### SHORT EXERCISE
Could you transcribe every record below exactly as written, leaving out any pictures?

## start RAW DATA

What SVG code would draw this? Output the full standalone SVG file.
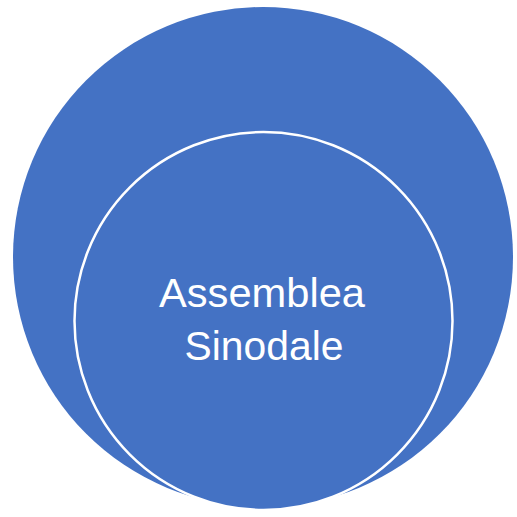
<svg xmlns="http://www.w3.org/2000/svg" width="517" height="517" viewBox="0 0 517 517">
<style>
.c{fill:#4472C4}
.t{font-family:"Liberation Sans",Arial,sans-serif;font-size:41px;fill:#ffffff;text-anchor:middle}
</style>
<rect width="517" height="517" fill="#ffffff"/>
<g id="outer"><circle class="c" cx="263" cy="257" r="250"/></g>
<g id="inner">
<circle class="c" cx="263.5" cy="321" r="189" stroke="#ffffff" stroke-width="2.5"/>
<text class="t" x="262" y="307" textLength="206" lengthAdjust="spacingAndGlyphs">Assemblea</text>
<text class="t" x="264" y="360" textLength="159" lengthAdjust="spacingAndGlyphs">Sinodale</text>
</g>
</svg>
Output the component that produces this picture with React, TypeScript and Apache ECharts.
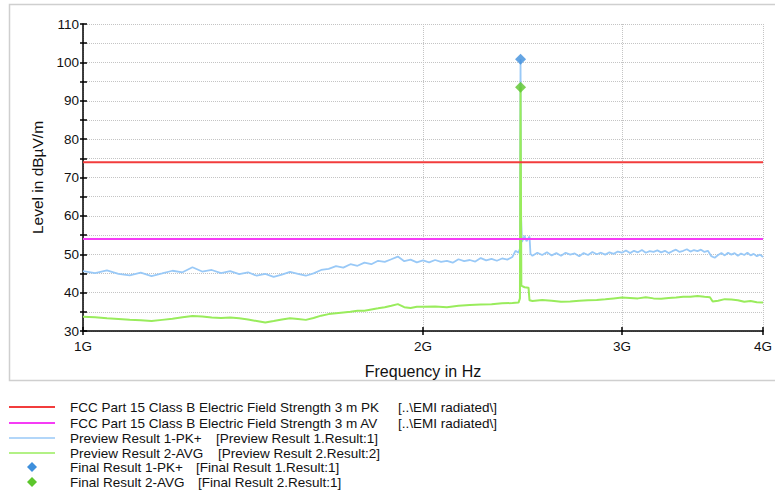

## end RAW DATA

### WRITTEN SOLUTION
What SVG code would draw this? Output the full standalone SVG file.
<svg xmlns="http://www.w3.org/2000/svg" width="517" height="517" viewBox="0 0 517 517">
<style>
.c{fill:#4472C4}
.t{font-family:"Liberation Sans",Arial,sans-serif;font-size:41px;fill:#ffffff;text-anchor:middle}
</style>
<rect width="517" height="517" fill="#ffffff"/>
<g id="outer"><circle class="c" cx="263" cy="257" r="250"/></g>
<g id="inner">
<circle class="c" cx="263.5" cy="321" r="189" stroke="#ffffff" stroke-width="2.5"/>
<text class="t" x="262" y="307" textLength="206" lengthAdjust="spacingAndGlyphs">Assemblea</text>
<text class="t" x="264" y="360" textLength="159" lengthAdjust="spacingAndGlyphs">Sinodale</text>
</g>
</svg>
Output the component that produces this picture with React, TypeScript and Apache ECharts.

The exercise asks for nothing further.